Nigeria has earned more than $1 trillion from oil since the 1970s, yet electricity remains unreliable, refineries barely work, and roads are in ruins.
Over 133 million citizens live in multidimensional poverty. Youth unemployment hovers around 40 percent, and the country ranks 161 out of 191 nations on the Human Development Index.
While nations like Malaysia and South Korea have surged ahead since the 1960s, Nigeria stagnated. The rise of “Japa,” where young professionals flee abroad, reflects deep frustration with the system.
Former leaders and current voices echo the same verdict: Nigeria is not poor in resources, but poor in leadership.
Breaking free from the leadership trap
Analysts and citizens agree that Nigeria’s only way out is to fix the leadership system. Experts recommend building strong, independent institutions like the judiciary, police, and anti-corruption agencies.
Elections must be credible, free of manipulation and vote-buying, and leadership selection should prioritize competence over ethnicity or wealth.
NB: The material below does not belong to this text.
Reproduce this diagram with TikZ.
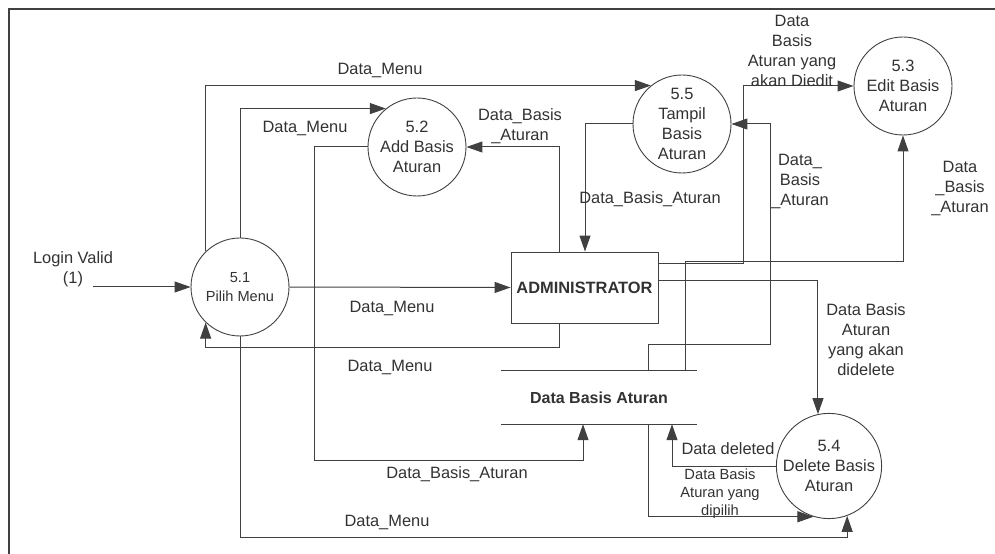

Citizens also have a role to play. Voter education, accountability, and rejecting corrupt leaders are crucial. Mentorship and civic education must groom the next generation of leaders.
Achebe once wrote: “You do not need to look far to know whether a country is well run. Just look at the quality of its leadership.”
Unless Nigerians demand better leadership and hold leaders accountable at the ballot box, the cycle will continue.